(Description of the task) Retype the data that follows line by line, exactly, and leave its pictures out.

(Data block)

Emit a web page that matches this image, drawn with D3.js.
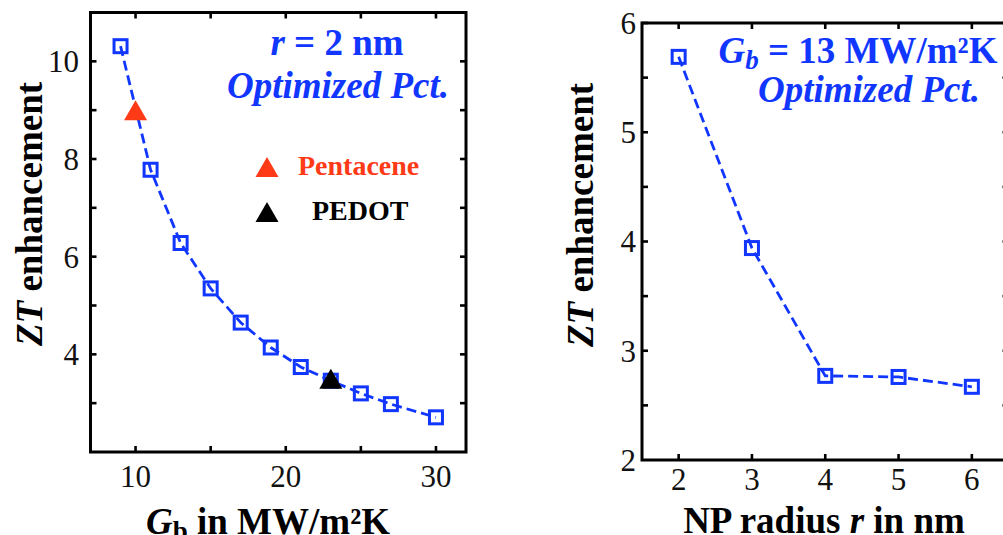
<!DOCTYPE html>
<html>
<head>
<meta charset="utf-8">
<script src="https://cdn.jsdelivr.net/npm/d3@7"></script>
<style>
  html, body { margin: 0; padding: 0; background: #fff; }
  svg { display: block; font-family: "Liberation Serif", "Times New Roman", serif; }
</style>
</head>
<body>
<svg id="chart" width="1003" height="535"></svg>
<script>
// ZT enhancement vs. boundary conductance G_b (r = 2 nm)
const gbValues = [9, 11, 13, 15, 17, 19, 21, 23, 25, 27, 30];
const ztVsGb   = [10.31, 7.78, 6.28, 5.35, 4.65, 4.14, 3.74, 3.46, 3.20, 2.98, 2.71];

// Reference materials
const materialNames = ["Pentacene", "PEDOT"];
const materialGb    = [10, 23];
const materialZT    = [9.0, 3.5];
const materialColor = ["#ff3a17", "#000000"];

// ZT enhancement vs. nanoparticle radius (G_b = 13 MW/m²K)
const radiusValues = [2, 3, 4, 5, 6];
const ztVsRadius   = [5.69, 3.94, 2.77, 2.76, 2.67];

// Axis ticks
const leftXTicks  = [10, 15, 20, 25, 30];
const leftXLabels = [10, 20, 30];
const leftYTicks  = [3, 4, 5, 6, 7, 8, 9, 10];
const leftYLabels = [4, 6, 8, 10];
const rightXTicks = [2, 3, 4, 5, 6];
const rightYTicks = [2.5, 3, 3.5, 4, 4.5, 5, 5.5, 6];
const rightYLabels = [2, 3, 4, 5, 6];

const BLUE = "#1036ff";
const svg = d3.select("#chart");

function framedPanel(opts) {
  const { x, y, xTicks, xLabels, yTicks, yLabels, xLabelY, yLabelX, sides } = opts;
  const g = svg.append("g");
  const [x0, x1] = x.range();
  const [y0, y1] = y.range();

  // inward ticks
  const tickLen = 6;
  const tickG = g.append("g").attr("stroke", "#000").attr("stroke-width", 2.6);
  xTicks.forEach(t => {
    tickG.append("line").attr("x1", x(t)).attr("x2", x(t)).attr("y1", y0).attr("y2", y0 - tickLen);
    tickG.append("line").attr("x1", x(t)).attr("x2", x(t)).attr("y1", y1).attr("y2", y1 + tickLen);
  });
  yTicks.forEach(t => {
    tickG.append("line").attr("x1", x0).attr("x2", x0 + tickLen).attr("y1", y(t)).attr("y2", y(t));
    if (sides.right) tickG.append("line").attr("x1", x1).attr("x2", x1 - tickLen).attr("y1", y(t)).attr("y2", y(t));
  });

  // frame
  g.append("rect")
    .attr("x", x0).attr("y", y1)
    .attr("width", x1 - x0).attr("height", y0 - y1)
    .attr("fill", "none").attr("stroke", "#000").attr("stroke-width", 3);

  // tick labels
  g.append("g").selectAll("text").data(xLabels).join("text")
    .attr("x", d => x(d)).attr("y", xLabelY)
    .attr("text-anchor", "middle").attr("font-size", 31).attr("fill", "#111")
    .text(d => d);
  g.append("g").selectAll("text").data(yLabels).join("text")
    .attr("x", yLabelX).attr("y", d => y(d)).attr("dy", "0.35em")
    .attr("text-anchor", "end").attr("font-size", 31).attr("fill", "#111")
    .text(d => d);
  return g;
}

function squareSeries(g, x, y, xs, ys) {
  const pts = xs.map((v, i) => [x(v), y(ys[i])]);
  g.append("path")
    .attr("d", d3.line()(pts))
    .attr("fill", "none").attr("stroke", BLUE).attr("stroke-width", 2.8)
    .attr("stroke-dasharray", "10,5");
  const s = 13;
  g.append("g").selectAll("rect").data(pts).join("rect")
    .attr("x", d => d[0] - s / 2).attr("y", d => d[1] - s / 2)
    .attr("width", s).attr("height", s)
    .attr("fill", "none").attr("stroke", BLUE).attr("stroke-width", 3);
}

function triangle(cx, cy, w, h) {
  return `M${cx},${cy - h / 2}L${cx + w / 2},${cy + h / 2}L${cx - w / 2},${cy + h / 2}Z`;
}

function yTitle(cx, cy) {
  const t = svg.append("text")
    .attr("transform", `translate(${cx},${cy}) rotate(-90)`)
    .attr("text-anchor", "middle").attr("font-size", 37).attr("font-weight", "bold");
  t.append("tspan").attr("font-style", "italic").text("ZT");
  t.append("tspan").text(" enhancement");
}

// ---------- Left panel ----------
const xL = d3.scaleLinear().domain([7, 32]).range([90.5, 466]);
const yL = d3.scaleLinear().domain([2, 11]).range([452, 12.5]);
const gL = framedPanel({
  x: xL, y: yL,
  xTicks: leftXTicks, xLabels: leftXLabels,
  yTicks: leftYTicks, yLabels: leftYLabels,
  xLabelY: 487, yLabelX: 79, sides: { right: true }
});
squareSeries(gL, xL, yL, gbValues, ztVsGb);

// material markers
materialNames.forEach((m, i) => {
  gL.append("path")
    .attr("d", triangle(xL(materialGb[i]), yL(materialZT[i]), 23, 20))
    .attr("fill", materialColor[i]);
});

// legend
const legendY = [167, 212];
const legendTextX = [298, 312];
const legendBaseline = [175, 220];
materialNames.forEach((m, i) => {
  gL.append("path").attr("d", triangle(267, legendY[i], 23, 20)).attr("fill", materialColor[i]);
  gL.append("text").attr("x", legendTextX[i]).attr("y", legendBaseline[i])
    .attr("font-size", 28).attr("font-weight", "bold").attr("fill", materialColor[i])
    .text(m);
});

// annotation
const annL = svg.append("g").attr("fill", BLUE).attr("font-weight", "bold").attr("text-anchor", "middle");
const a1 = annL.append("text").attr("x", 337).attr("y", 55).attr("font-size", 37);
a1.append("tspan").attr("font-style", "italic").text("r");
a1.append("tspan").text(" = 2 nm");
annL.append("text").attr("x", 338).attr("y", 98).attr("font-size", 37)
  .attr("font-style", "italic").text("Optimized Pct.");

yTitle(42, 214);

const xtL = svg.append("text").attr("x", 268).attr("y", 534)
  .attr("text-anchor", "middle").attr("font-size", 37).attr("font-weight", "bold");
xtL.append("tspan").attr("font-style", "italic").text("G");
xtL.append("tspan").attr("font-size", 27).attr("dy", 6).text("b");
xtL.append("tspan").attr("dy", -6).text(" in MW/m²K");

// ---------- Right panel ----------
const xR = d3.scaleLinear().domain([1.5, 6.5]).range([642, 1008.5]);
const yR = d3.scaleLinear().domain([2, 6]).range([460, 23]);
const gR = framedPanel({
  x: xR, y: yR,
  xTicks: rightXTicks, xLabels: rightXTicks,
  yTicks: rightYTicks, yLabels: rightYLabels,
  xLabelY: 490, yLabelX: 636, sides: { right: true }
});
squareSeries(gR, xR, yR, radiusValues, ztVsRadius);

const annR = svg.append("g").attr("fill", BLUE).attr("font-weight", "bold").attr("text-anchor", "middle");
const b1 = annR.append("text").attr("x", 858).attr("y", 63).attr("font-size", 37);
b1.append("tspan").attr("font-style", "italic").text("G");
b1.append("tspan").attr("font-style", "italic").attr("font-size", 27).attr("dy", 6).text("b");
b1.append("tspan").attr("dy", -6).text(" = 13 MW/m²K");
annR.append("text").attr("x", 869).attr("y", 102).attr("font-size", 37)
  .attr("font-style", "italic").text("Optimized Pct.");

yTitle(593, 215);

const xtR = svg.append("text").attr("x", 824).attr("y", 533)
  .attr("text-anchor", "middle").attr("font-size", 37).attr("font-weight", "bold");
xtR.append("tspan").text("NP radius ");
xtR.append("tspan").attr("font-style", "italic").text("r");
xtR.append("tspan").text(" in nm");
</script>
</body>
</html>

(Final result)
Emit a web page that matches this image, drawn with D3.js.
<!DOCTYPE html>
<html>
<head>
<meta charset="utf-8">
<script src="https://cdn.jsdelivr.net/npm/d3@7"></script>
<style>
  html, body { margin: 0; padding: 0; background: #fff; }
  svg { display: block; font-family: "Liberation Serif", "Times New Roman", serif; }
</style>
</head>
<body>
<svg id="chart" width="1003" height="535"></svg>
<script>
// ZT enhancement vs. boundary conductance G_b (r = 2 nm)
const gbValues = [9, 11, 13, 15, 17, 19, 21, 23, 25, 27, 30];
const ztVsGb   = [10.31, 7.78, 6.28, 5.35, 4.65, 4.14, 3.74, 3.46, 3.20, 2.98, 2.71];

// Reference materials
const materialNames = ["Pentacene", "PEDOT"];
const materialGb    = [10, 23];
const materialZT    = [9.0, 3.5];
const materialColor = ["#ff3a17", "#000000"];

// ZT enhancement vs. nanoparticle radius (G_b = 13 MW/m²K)
const radiusValues = [2, 3, 4, 5, 6];
const ztVsRadius   = [5.69, 3.94, 2.77, 2.76, 2.67];

// Axis ticks
const leftXTicks  = [10, 15, 20, 25, 30];
const leftXLabels = [10, 20, 30];
const leftYTicks  = [3, 4, 5, 6, 7, 8, 9, 10];
const leftYLabels = [4, 6, 8, 10];
const rightXTicks = [2, 3, 4, 5, 6];
const rightYTicks = [2.5, 3, 3.5, 4, 4.5, 5, 5.5, 6];
const rightYLabels = [2, 3, 4, 5, 6];

const BLUE = "#1036ff";
const svg = d3.select("#chart");

function framedPanel(opts) {
  const { x, y, xTicks, xLabels, yTicks, yLabels, xLabelY, yLabelX, sides } = opts;
  const g = svg.append("g");
  const [x0, x1] = x.range();
  const [y0, y1] = y.range();

  // inward ticks
  const tickLen = 6;
  const tickG = g.append("g").attr("stroke", "#000").attr("stroke-width", 2.6);
  xTicks.forEach(t => {
    tickG.append("line").attr("x1", x(t)).attr("x2", x(t)).attr("y1", y0).attr("y2", y0 - tickLen);
    tickG.append("line").attr("x1", x(t)).attr("x2", x(t)).attr("y1", y1).attr("y2", y1 + tickLen);
  });
  yTicks.forEach(t => {
    tickG.append("line").attr("x1", x0).attr("x2", x0 + tickLen).attr("y1", y(t)).attr("y2", y(t));
    if (sides.right) tickG.append("line").attr("x1", x1).attr("x2", x1 - tickLen).attr("y1", y(t)).attr("y2", y(t));
  });

  // frame
  g.append("rect")
    .attr("x", x0).attr("y", y1)
    .attr("width", x1 - x0).attr("height", y0 - y1)
    .attr("fill", "none").attr("stroke", "#000").attr("stroke-width", 3);

  // tick labels
  g.append("g").selectAll("text").data(xLabels).join("text")
    .attr("x", d => x(d)).attr("y", xLabelY)
    .attr("text-anchor", "middle").attr("font-size", 31).attr("fill", "#111")
    .text(d => d);
  g.append("g").selectAll("text").data(yLabels).join("text")
    .attr("x", yLabelX).attr("y", d => y(d)).attr("dy", "0.35em")
    .attr("text-anchor", "end").attr("font-size", 31).attr("fill", "#111")
    .text(d => d);
  return g;
}

function squareSeries(g, x, y, xs, ys) {
  const pts = xs.map((v, i) => [x(v), y(ys[i])]);
  g.append("path")
    .attr("d", d3.line()(pts))
    .attr("fill", "none").attr("stroke", BLUE).attr("stroke-width", 2.8)
    .attr("stroke-dasharray", "10,5");
  const s = 13;
  g.append("g").selectAll("rect").data(pts).join("rect")
    .attr("x", d => d[0] - s / 2).attr("y", d => d[1] - s / 2)
    .attr("width", s).attr("height", s)
    .attr("fill", "none").attr("stroke", BLUE).attr("stroke-width", 3);
}

function triangle(cx, cy, w, h) {
  return `M${cx},${cy - h / 2}L${cx + w / 2},${cy + h / 2}L${cx - w / 2},${cy + h / 2}Z`;
}

function yTitle(cx, cy) {
  const t = svg.append("text")
    .attr("transform", `translate(${cx},${cy}) rotate(-90)`)
    .attr("text-anchor", "middle").attr("font-size", 37).attr("font-weight", "bold");
  t.append("tspan").attr("font-style", "italic").text("ZT");
  t.append("tspan").text(" enhancement");
}

// ---------- Left panel ----------
const xL = d3.scaleLinear().domain([7, 32]).range([90.5, 466]);
const yL = d3.scaleLinear().domain([2, 11]).range([452, 12.5]);
const gL = framedPanel({
  x: xL, y: yL,
  xTicks: leftXTicks, xLabels: leftXLabels,
  yTicks: leftYTicks, yLabels: leftYLabels,
  xLabelY: 487, yLabelX: 79, sides: { right: true }
});
squareSeries(gL, xL, yL, gbValues, ztVsGb);

// material markers
materialNames.forEach((m, i) => {
  gL.append("path")
    .attr("d", triangle(xL(materialGb[i]), yL(materialZT[i]), 23, 20))
    .attr("fill", materialColor[i]);
});

// legend
const legendY = [167, 212];
const legendTextX = [298, 312];
const legendBaseline = [175, 220];
materialNames.forEach((m, i) => {
  gL.append("path").attr("d", triangle(267, legendY[i], 23, 20)).attr("fill", materialColor[i]);
  gL.append("text").attr("x", legendTextX[i]).attr("y", legendBaseline[i])
    .attr("font-size", 28).attr("font-weight", "bold").attr("fill", materialColor[i])
    .text(m);
});

// annotation
const annL = svg.append("g").attr("fill", BLUE).attr("font-weight", "bold").attr("text-anchor", "middle");
const a1 = annL.append("text").attr("x", 337).attr("y", 55).attr("font-size", 37);
a1.append("tspan").attr("font-style", "italic").text("r");
a1.append("tspan").text(" = 2 nm");
annL.append("text").attr("x", 338).attr("y", 98).attr("font-size", 37)
  .attr("font-style", "italic").text("Optimized Pct.");

yTitle(42, 214);

const xtL = svg.append("text").attr("x", 268).attr("y", 534)
  .attr("text-anchor", "middle").attr("font-size", 37).attr("font-weight", "bold");
xtL.append("tspan").attr("font-style", "italic").text("G");
xtL.append("tspan").attr("font-size", 27).attr("dy", 6).text("b");
xtL.append("tspan").attr("dy", -6).text(" in MW/m²K");

// ---------- Right panel ----------
const xR = d3.scaleLinear().domain([1.5, 6.5]).range([642, 1008.5]);
const yR = d3.scaleLinear().domain([2, 6]).range([460, 23]);
const gR = framedPanel({
  x: xR, y: yR,
  xTicks: rightXTicks, xLabels: rightXTicks,
  yTicks: rightYTicks, yLabels: rightYLabels,
  xLabelY: 490, yLabelX: 636, sides: { right: true }
});
squareSeries(gR, xR, yR, radiusValues, ztVsRadius);

const annR = svg.append("g").attr("fill", BLUE).attr("font-weight", "bold").attr("text-anchor", "middle");
const b1 = annR.append("text").attr("x", 858).attr("y", 63).attr("font-size", 37);
b1.append("tspan").attr("font-style", "italic").text("G");
b1.append("tspan").attr("font-style", "italic").attr("font-size", 27).attr("dy", 6).text("b");
b1.append("tspan").attr("dy", -6).text(" = 13 MW/m²K");
annR.append("text").attr("x", 869).attr("y", 102).attr("font-size", 37)
  .attr("font-style", "italic").text("Optimized Pct.");

yTitle(593, 215);

const xtR = svg.append("text").attr("x", 824).attr("y", 533)
  .attr("text-anchor", "middle").attr("font-size", 37).attr("font-weight", "bold");
xtR.append("tspan").text("NP radius ");
xtR.append("tspan").attr("font-style", "italic").text("r");
xtR.append("tspan").text(" in nm");
</script>
</body>
</html>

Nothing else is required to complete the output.